At the end of every fifty-two years, when in December came the five unlucky days which ended the year, the Aztecs thought the end of the world was coming. They broke to pieces their furniture and utensils, as well as their little household idols; the sacred fires in the temples were allowed to go out; everything was in wild disorder. On the evening of the fifth day the priests, in their richest dress, marched in procession out of the capital to a high mountain six miles away, carrying with them materials to kindle a new fire. They reached the mountain before midnight, and waited till the Pleiades were at the zenith, when by rubbing sticks together, they attempted to start a new fire. If the fire was lighted, it was a sign that the world would last another fifty-two years, and as the flames leaped up and caught the pile above it, shouts of joy arose from all the housetops in Tenochtitlan, where the people were anxiously watching the mountain-top. Before the sun rose, fast-running couriers had carried all over the country torches started at the new fire, so their altars and hearths were once more alight.

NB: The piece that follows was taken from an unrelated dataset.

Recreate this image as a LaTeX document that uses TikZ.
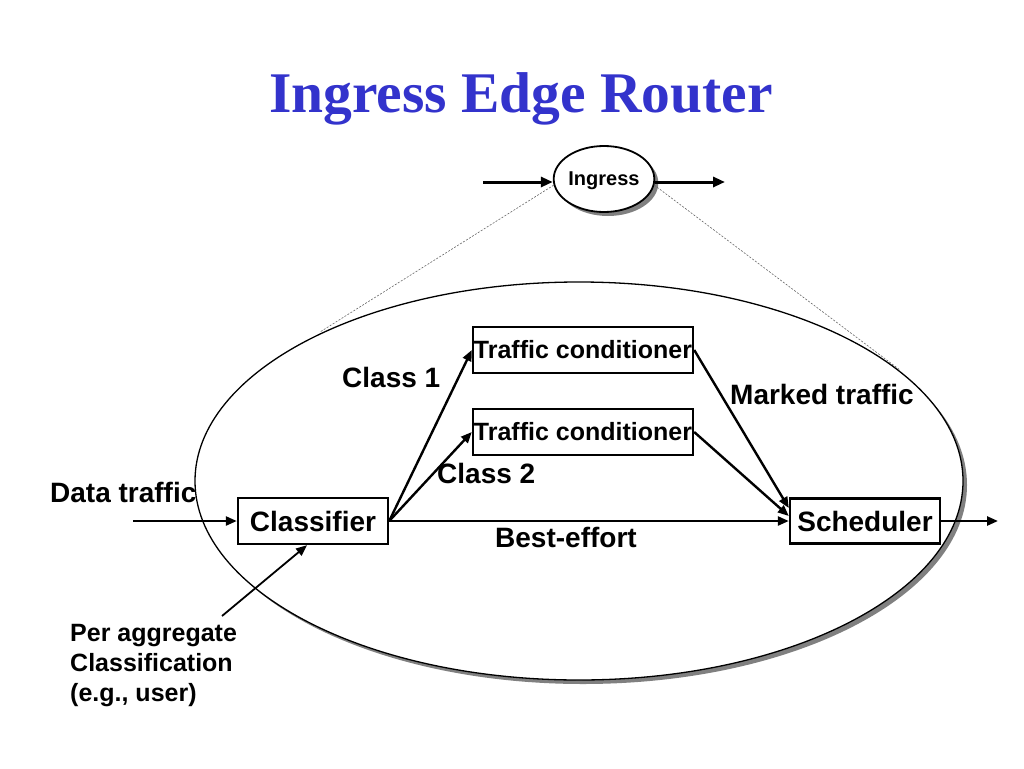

Then the people went to work to buy new gods and furniture and to clean their houses. When that was done, dressed in their best, they all went to the temple to return thanks. The days following were given up to feasting and dancing.

Such were the Aztecs under their Emperor, Montezuma. He himself was almost as queer a mixture of hardness and softness as was his religion. For some time now he had been looking for the return of Quetzalcoati, "the Fair God." Many omens had pointed that way. In 1510 the Lake of Tezcuco suddenly overflowed its banks and swept away part of Tenochtitlan. The next year one of the temple towers caught fire, also without any apparent reason, and could not be put out. The year following this, three comets appeared, and as late as 1518 a strange light that covered the whole eastern sky like a sparkling sea of fire had caused great terror not only to Montezuma but to all the people of Anahuac.

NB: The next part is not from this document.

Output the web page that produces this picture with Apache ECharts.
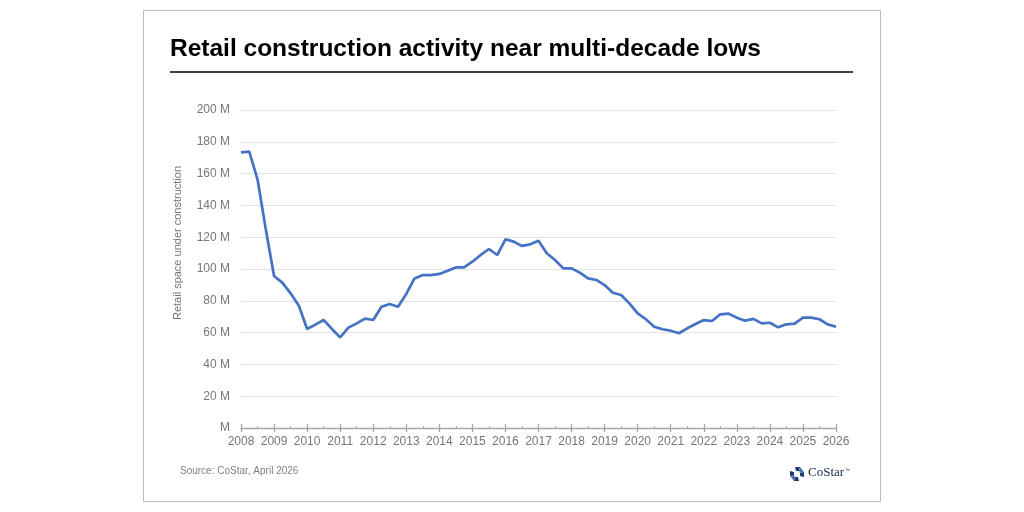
<!DOCTYPE html>
<html>
<head>
<meta charset="utf-8">
<script src="https://cdn.jsdelivr.net/npm/echarts@6/dist/echarts.min.js"></script>
<style>
html,body{margin:0;padding:0;background:#fff;}
#chart{width:1024px;height:512px;}
</style>
</head>
<body>
<div id="chart"></div>
<script>
// Quarterly data, 2008 Q1 .. 2026 Q1 (millions of sq ft under construction)
const startYear = 2008;
const values = [
  173.4, 173.8, 156.4, 125.0,
  95.6, 91.4, 84.7, 76.9,
  62.3, 65.0, 67.9, 62.3,
  57.0, 63.1, 65.8, 68.8,
  67.9, 76.3, 78.0, 76.3,
  84.3, 94.1, 96.2, 96.2,
  96.9, 98.9, 101.0, 101.0,
  104.6, 108.8, 112.6, 108.8,
  118.7, 117.2, 114.5, 115.5,
  117.8, 109.9, 105.7, 100.4,
  100.4, 97.7, 94.1, 93.1,
  89.9, 85.1, 83.6, 78.4,
  72.1, 68.4, 63.7, 62.1,
  61.2, 59.6, 62.7, 65.4,
  67.9, 67.3, 71.5, 71.9,
  69.4, 67.5, 68.6, 65.8,
  66.2, 63.3, 65.2, 65.6,
  69.4, 69.4, 68.4, 65.2,
  63.7
];
const yTicks = [0, 20, 40, 60, 80, 100, 120, 140, 160, 180, 200];
const xYears = [2008, 2026];
const titleText = 'Retail construction activity near multi-decade lows';
const yAxisTitle = 'Retail space under construction';
const sourceText = 'Source: CoStar, April 2026';

const seriesData = values.map((v, i) => [startYear + i / 4, v]);

const chart = echarts.init(document.getElementById('chart'));
const gray = '#767676';
const axisBase = {
  type: 'value', min: xYears[0], max: xYears[1], interval: 1,
  splitLine: { show: false }
};
chart.setOption({
  animation: false,
  backgroundColor: '#fff',
  grid: { left: 241, right: 188, top: 110, bottom: 84, containLabel: false },
  xAxis: [
    Object.assign({}, axisBase, {
      axisLine: { show: true, lineStyle: { color: '#a6a6a6', width: 1.3 } },
      axisTick: { show: true, length: 4, lineStyle: { color: '#a6a6a6', width: 1.3 } },
      minorTick: { show: true, splitNumber: 2, length: 0 },
      axisLabel: { color: gray, fontSize: 12, fontFamily: 'Liberation Sans, Arial', margin: 8,
        formatter: v => String(v) }
    }),
    Object.assign({}, axisBase, {
      position: 'bottom',
      axisLine: { show: false },
      axisTick: { show: true, inside: true, length: 4, lineStyle: { color: '#a6a6a6', width: 1.3 } },
      minorTick: { show: true, splitNumber: 2, length: 2, lineStyle: { color: '#a6a6a6', width: 1 } },
      axisLabel: { show: false }
    })
  ],
  yAxis: {
    type: 'value', min: yTicks[0], max: yTicks[yTicks.length - 1], interval: 20,
    axisLine: { show: false }, axisTick: { show: false },
    axisLabel: { color: gray, fontSize: 12, fontFamily: 'Liberation Sans, Arial', margin: 11,
      formatter: v => v === 0 ? 'M' : v + ' M' },
    splitLine: { show: true, lineStyle: { color: '#e3e3e3', width: 1 } }
  },
  series: [{
    type: 'line', data: seriesData, xAxisIndex: 0, showSymbol: false, symbol: 'none',
    lineStyle: { color: '#4472c4', width: 2.7 }, z: 5
  }],
  graphic: [
    { type: 'rect', shape: { x: 143.5, y: 10.5, width: 737, height: 491 },
      style: { fill: 'none', stroke: '#bfbfbf', lineWidth: 1 }, silent: true },
    { type: 'text', left: 170, top: 37,
      style: { text: titleText, fill: '#000', font: 'bold 24.5px "Liberation Sans", Arial' } },
    { type: 'line', shape: { x1: 170, y1: 72, x2: 853, y2: 72 },
      style: { stroke: '#000', lineWidth: 1.3 } },
    { type: 'text', x: 178, y: 243, rotation: Math.PI / 2,
      style: { text: yAxisTitle, fill: gray, font: '11px "Liberation Sans", Arial',
        align: 'center', verticalAlign: 'middle' } },
    { type: 'text', left: 180, top: 466,
      style: { text: sourceText, fill: '#7f7f7f', font: '10px "Liberation Sans", Arial' } },
    // CoStar logo mark (pinwheel)
    { type: 'group', x: 797, y: 474, children: [
      { type: 'polygon', shape: { points: [[-2,-7],[3,-7],[2,-3],[-1,-3]] }, style: { fill: '#1f3b73' } },
      { type: 'polygon', shape: { points: [[7,-2],[7,3],[3,2],[3,-1]] }, style: { fill: '#1f3b73' } },
      { type: 'polygon', shape: { points: [[2,7],[-3,7],[-2,3],[1,3]] }, style: { fill: '#1f3b73' } },
      { type: 'polygon', shape: { points: [[-7,2],[-7,-3],[-3,-2],[-3,1]] }, style: { fill: '#1f3b73' } },
      { type: 'polygon', shape: { points: [[3,-7],[7,-2],[3,-1],[2,-3]] }, style: { fill: '#4a6fb5' } },
      { type: 'polygon', shape: { points: [[-3,7],[-7,2],[-3,1],[-2,3]] }, style: { fill: '#4a6fb5' } }
    ] },
    { type: 'text', left: 808, top: 466,
      style: { text: 'CoStar', fill: '#1a2a4a', font: '13px "Liberation Serif", "DejaVu Serif", serif' } },
    { type: 'text', left: 845, top: 468,
      style: { text: '™', fill: '#1a2a4a', font: '5px "Liberation Sans", Arial' } }
  ]
});
</script>
</body>
</html>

Montezuma had consulted the King of Tezcuco about this last omen, which happened not long before Grijalva's appearance on the coast, and Nezahualpilli had told him that it meant the downfall of the Aztec empire. When the news of Grijalva's landing came to Montezuma, he trembled. Surely this was Quetzalcoati, the Fair God, come back, but was he coming to bless or to punish?

Grijalva, however, departed without disturbing Montezuma, who again forgot he was a priest and went on with his exactions as a warrior. The omens could not mean what Nezahualpilli had said.

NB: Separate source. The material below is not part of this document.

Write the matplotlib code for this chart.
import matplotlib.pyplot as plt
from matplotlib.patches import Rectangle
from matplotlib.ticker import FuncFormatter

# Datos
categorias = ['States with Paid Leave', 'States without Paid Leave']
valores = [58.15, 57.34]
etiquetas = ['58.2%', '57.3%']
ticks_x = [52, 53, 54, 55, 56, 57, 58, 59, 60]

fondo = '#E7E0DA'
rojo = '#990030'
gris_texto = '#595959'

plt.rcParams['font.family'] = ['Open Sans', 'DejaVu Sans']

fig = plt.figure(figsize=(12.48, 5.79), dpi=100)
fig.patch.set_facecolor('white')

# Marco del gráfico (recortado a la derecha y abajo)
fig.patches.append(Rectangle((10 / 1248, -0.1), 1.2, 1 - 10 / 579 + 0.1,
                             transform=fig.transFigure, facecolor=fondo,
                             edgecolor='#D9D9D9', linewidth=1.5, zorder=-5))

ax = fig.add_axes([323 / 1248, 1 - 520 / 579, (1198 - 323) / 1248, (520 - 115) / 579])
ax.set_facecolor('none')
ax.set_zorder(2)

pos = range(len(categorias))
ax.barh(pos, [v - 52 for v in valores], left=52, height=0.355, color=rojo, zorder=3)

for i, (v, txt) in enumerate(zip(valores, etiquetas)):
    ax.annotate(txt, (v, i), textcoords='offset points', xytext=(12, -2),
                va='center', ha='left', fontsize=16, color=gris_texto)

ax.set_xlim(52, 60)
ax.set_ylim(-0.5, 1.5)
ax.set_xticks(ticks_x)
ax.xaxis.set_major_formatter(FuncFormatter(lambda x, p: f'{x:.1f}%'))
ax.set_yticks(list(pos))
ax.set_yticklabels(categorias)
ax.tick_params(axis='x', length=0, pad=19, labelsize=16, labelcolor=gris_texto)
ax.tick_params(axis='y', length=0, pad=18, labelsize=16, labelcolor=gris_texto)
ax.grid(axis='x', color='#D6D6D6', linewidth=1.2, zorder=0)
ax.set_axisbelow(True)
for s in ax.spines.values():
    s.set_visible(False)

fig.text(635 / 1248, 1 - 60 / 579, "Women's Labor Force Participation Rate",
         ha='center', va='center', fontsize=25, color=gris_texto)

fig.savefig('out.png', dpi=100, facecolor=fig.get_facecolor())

And then to this great king on his throne in Tenochtitlan came Teuhtlile's messengers, running from the seacoast with the picture newspaper in their hands. More white beings had arrived on huge white-winged birds. Some of the beings were half-man and half-beast with iron feet. Thunder and lightning came from their weapons.

Montezuma studied the pictures and listened to the reports, and again he trembled. Was Nezahualpilli right? Was this Quetzalcoatl? How should he meet him?

And then the two parts of Montezuma's nature began to argue. The warrior-half said, "Here is a foe; let us go down and crush him." The priestly half said, "It is the return of the god; let us go down and welcome him." And how could Montezuma tell which side was right?

The Emperor was not happy as he sat in his palace studying Teuhtlile's picture-writing.